Ares capped redemptions at 5% after requests hit 11.6%. Apollo made similar moves.
Software companies make up 20 to 25% of most private credit loan portfolios.
Headline default rate: roughly 2.1%. Shadow default rate including extensions and waivers: estimated near 5.4%.
UBS warns that in an aggressive AI disruption scenario, default rates could climb to 13%.
What This Means for Orientation
Private credit doesn't sit in isolation. It's a major source of financing for thousands of midsize businesses across the economy. When funds start capping redemptions and tightening lending conditions, the companies that rely on private credit for growth capital feel it directly. That tightening doesn't show up immediately in jobs numbers or GDP, but it works its way through business investment, hiring decisions, and deal activity over time.

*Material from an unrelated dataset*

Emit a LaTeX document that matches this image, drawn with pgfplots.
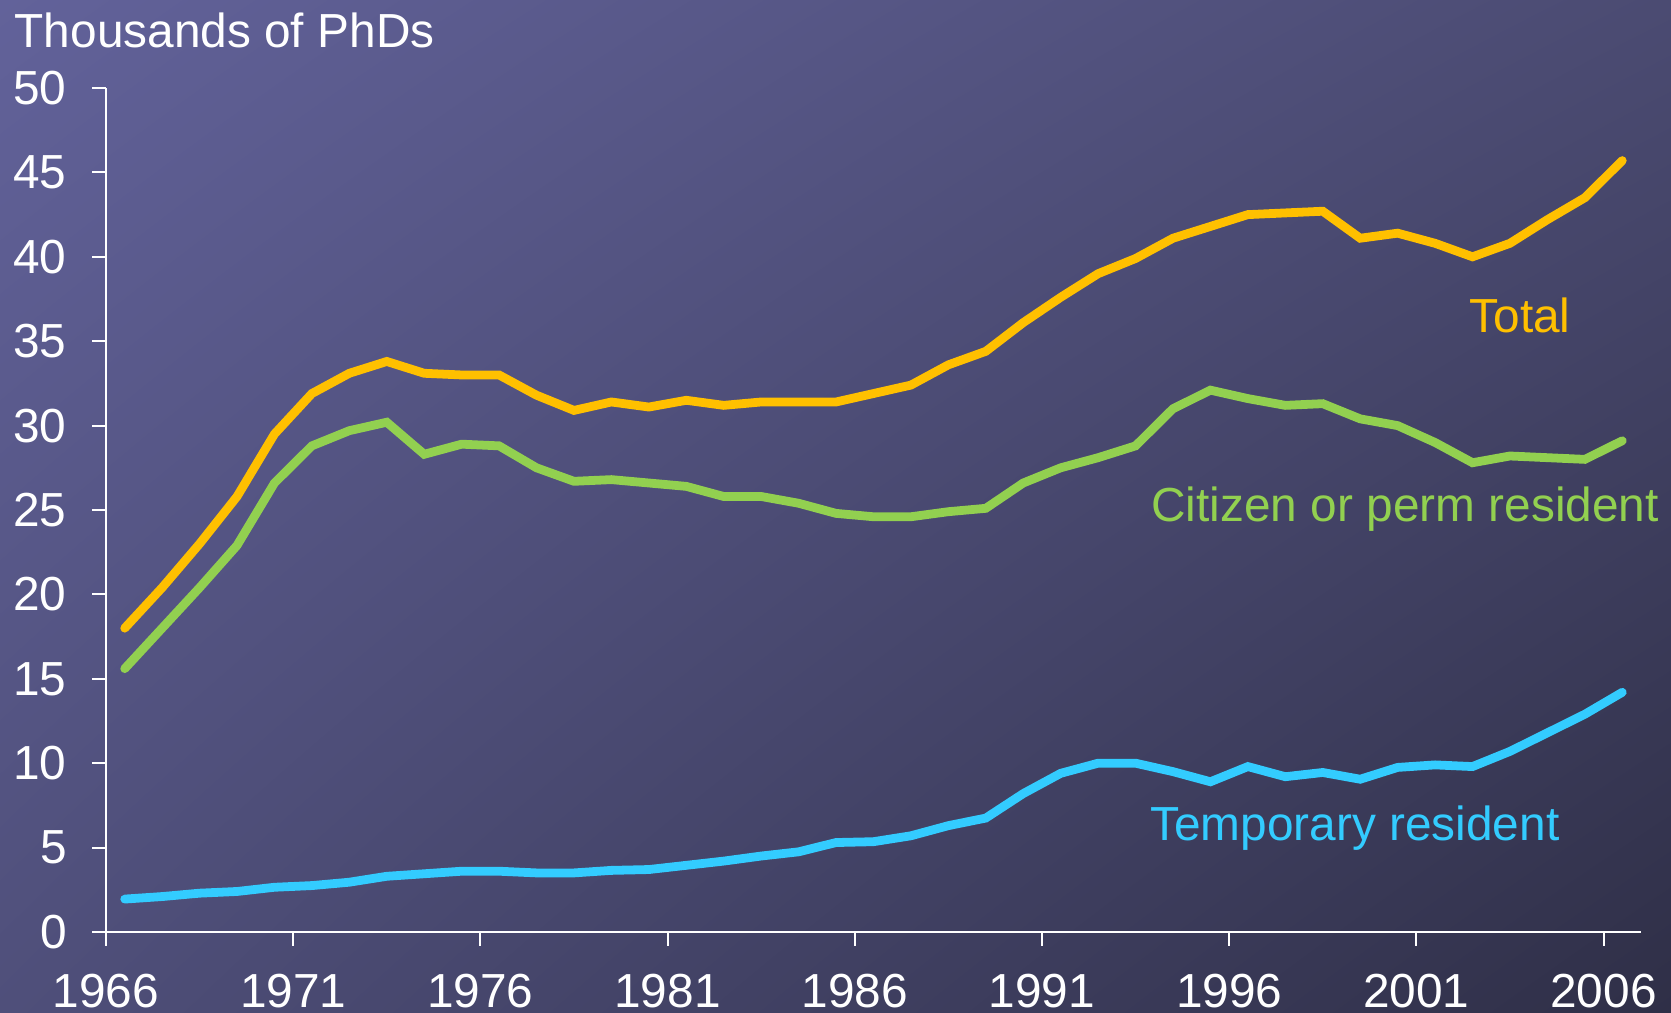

The key question isn't whether private credit has problems right now, it clearly does, but whether those problems stay contained within the asset class or start spilling into the broader economy. Most analysts believe the stress is real but manageable for now. What changes that calculus is if AI disruption accelerates faster than borrowers can adapt or if rates stay elevated long enough to push shadow defaults into actual ones.
Bottom Line
Private credit spent years growing fast with almost no public stress testing. That test is now happening. The combination of AI threatening software borrowers and elevated rates squeezing leveraged companies is putting real pressure on a market that most readers have never had to think about before. Whether that pressure stays contained is one of the quieter but more consequential things to watch in the months ahead.